Given problem → Restate the listing below word for word, omitting any images.

Source data →
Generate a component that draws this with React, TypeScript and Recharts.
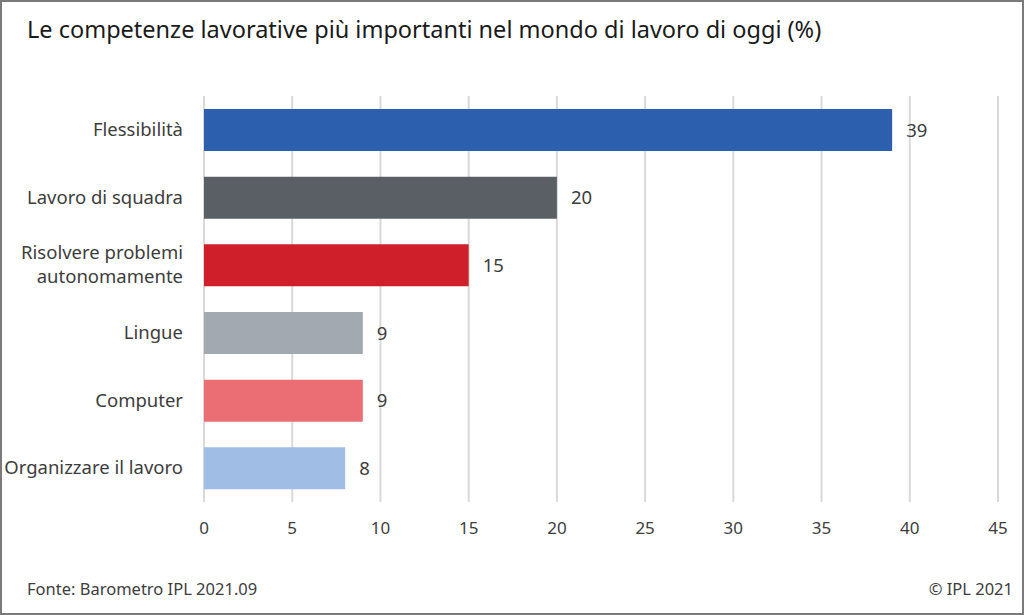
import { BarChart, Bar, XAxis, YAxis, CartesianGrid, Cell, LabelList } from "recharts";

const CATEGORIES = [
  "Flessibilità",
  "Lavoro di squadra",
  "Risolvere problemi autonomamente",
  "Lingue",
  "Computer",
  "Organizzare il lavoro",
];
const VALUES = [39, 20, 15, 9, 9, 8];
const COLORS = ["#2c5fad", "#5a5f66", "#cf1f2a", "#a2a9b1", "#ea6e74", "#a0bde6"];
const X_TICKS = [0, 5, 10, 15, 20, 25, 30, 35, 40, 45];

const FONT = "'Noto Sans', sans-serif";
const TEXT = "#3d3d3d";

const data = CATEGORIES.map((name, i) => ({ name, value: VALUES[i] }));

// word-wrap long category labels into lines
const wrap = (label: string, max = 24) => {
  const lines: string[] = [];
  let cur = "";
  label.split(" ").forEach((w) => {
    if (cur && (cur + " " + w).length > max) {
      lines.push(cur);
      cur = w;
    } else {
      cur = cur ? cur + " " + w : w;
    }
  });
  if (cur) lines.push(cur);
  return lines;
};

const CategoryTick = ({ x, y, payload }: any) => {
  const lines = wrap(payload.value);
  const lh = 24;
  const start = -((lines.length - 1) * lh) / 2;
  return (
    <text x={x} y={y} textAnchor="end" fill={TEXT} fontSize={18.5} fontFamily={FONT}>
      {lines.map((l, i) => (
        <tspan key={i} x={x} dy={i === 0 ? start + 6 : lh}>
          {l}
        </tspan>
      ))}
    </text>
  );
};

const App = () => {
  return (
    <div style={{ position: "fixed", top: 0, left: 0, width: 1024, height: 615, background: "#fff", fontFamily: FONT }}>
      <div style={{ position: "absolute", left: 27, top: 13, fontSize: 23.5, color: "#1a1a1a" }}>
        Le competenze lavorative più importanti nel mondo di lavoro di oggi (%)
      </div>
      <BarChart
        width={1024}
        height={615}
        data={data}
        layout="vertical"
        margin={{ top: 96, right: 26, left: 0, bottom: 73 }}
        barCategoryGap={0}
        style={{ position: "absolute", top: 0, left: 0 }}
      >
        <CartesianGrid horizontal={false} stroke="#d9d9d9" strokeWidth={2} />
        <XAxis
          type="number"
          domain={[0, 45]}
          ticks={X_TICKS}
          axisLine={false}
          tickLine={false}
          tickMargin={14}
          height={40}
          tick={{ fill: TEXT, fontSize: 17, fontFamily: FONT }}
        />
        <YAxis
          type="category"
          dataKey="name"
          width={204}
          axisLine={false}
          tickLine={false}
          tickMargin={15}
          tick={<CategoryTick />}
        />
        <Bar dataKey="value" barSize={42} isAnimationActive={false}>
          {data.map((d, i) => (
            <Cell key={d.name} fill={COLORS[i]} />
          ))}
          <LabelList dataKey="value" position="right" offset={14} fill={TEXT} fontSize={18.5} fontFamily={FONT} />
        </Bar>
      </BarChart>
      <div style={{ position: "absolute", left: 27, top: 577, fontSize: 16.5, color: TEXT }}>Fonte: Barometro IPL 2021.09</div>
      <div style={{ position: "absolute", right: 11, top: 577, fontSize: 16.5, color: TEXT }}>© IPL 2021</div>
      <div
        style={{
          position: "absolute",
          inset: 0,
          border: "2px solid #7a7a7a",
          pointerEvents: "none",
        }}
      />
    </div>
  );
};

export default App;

Task answer →
Generate a component that draws this with React, TypeScript and Recharts.
import { BarChart, Bar, XAxis, YAxis, CartesianGrid, Cell, LabelList } from "recharts";

const CATEGORIES = [
  "Flessibilità",
  "Lavoro di squadra",
  "Risolvere problemi autonomamente",
  "Lingue",
  "Computer",
  "Organizzare il lavoro",
];
const VALUES = [39, 20, 15, 9, 9, 8];
const COLORS = ["#2c5fad", "#5a5f66", "#cf1f2a", "#a2a9b1", "#ea6e74", "#a0bde6"];
const X_TICKS = [0, 5, 10, 15, 20, 25, 30, 35, 40, 45];

const FONT = "'Noto Sans', sans-serif";
const TEXT = "#3d3d3d";

const data = CATEGORIES.map((name, i) => ({ name, value: VALUES[i] }));

// word-wrap long category labels into lines
const wrap = (label: string, max = 24) => {
  const lines: string[] = [];
  let cur = "";
  label.split(" ").forEach((w) => {
    if (cur && (cur + " " + w).length > max) {
      lines.push(cur);
      cur = w;
    } else {
      cur = cur ? cur + " " + w : w;
    }
  });
  if (cur) lines.push(cur);
  return lines;
};

const CategoryTick = ({ x, y, payload }: any) => {
  const lines = wrap(payload.value);
  const lh = 24;
  const start = -((lines.length - 1) * lh) / 2;
  return (
    <text x={x} y={y} textAnchor="end" fill={TEXT} fontSize={18.5} fontFamily={FONT}>
      {lines.map((l, i) => (
        <tspan key={i} x={x} dy={i === 0 ? start + 6 : lh}>
          {l}
        </tspan>
      ))}
    </text>
  );
};

const App = () => {
  return (
    <div style={{ position: "fixed", top: 0, left: 0, width: 1024, height: 615, background: "#fff", fontFamily: FONT }}>
      <div style={{ position: "absolute", left: 27, top: 13, fontSize: 23.5, color: "#1a1a1a" }}>
        Le competenze lavorative più importanti nel mondo di lavoro di oggi (%)
      </div>
      <BarChart
        width={1024}
        height={615}
        data={data}
        layout="vertical"
        margin={{ top: 96, right: 26, left: 0, bottom: 73 }}
        barCategoryGap={0}
        style={{ position: "absolute", top: 0, left: 0 }}
      >
        <CartesianGrid horizontal={false} stroke="#d9d9d9" strokeWidth={2} />
        <XAxis
          type="number"
          domain={[0, 45]}
          ticks={X_TICKS}
          axisLine={false}
          tickLine={false}
          tickMargin={14}
          height={40}
          tick={{ fill: TEXT, fontSize: 17, fontFamily: FONT }}
        />
        <YAxis
          type="category"
          dataKey="name"
          width={204}
          axisLine={false}
          tickLine={false}
          tickMargin={15}
          tick={<CategoryTick />}
        />
        <Bar dataKey="value" barSize={42} isAnimationActive={false}>
          {data.map((d, i) => (
            <Cell key={d.name} fill={COLORS[i]} />
          ))}
          <LabelList dataKey="value" position="right" offset={14} fill={TEXT} fontSize={18.5} fontFamily={FONT} />
        </Bar>
      </BarChart>
      <div style={{ position: "absolute", left: 27, top: 577, fontSize: 16.5, color: TEXT }}>Fonte: Barometro IPL 2021.09</div>
      <div style={{ position: "absolute", right: 11, top: 577, fontSize: 16.5, color: TEXT }}>© IPL 2021</div>
      <div
        style={{
          position: "absolute",
          inset: 0,
          border: "2px solid #7a7a7a",
          pointerEvents: "none",
        }}
      />
    </div>
  );
};

export default App;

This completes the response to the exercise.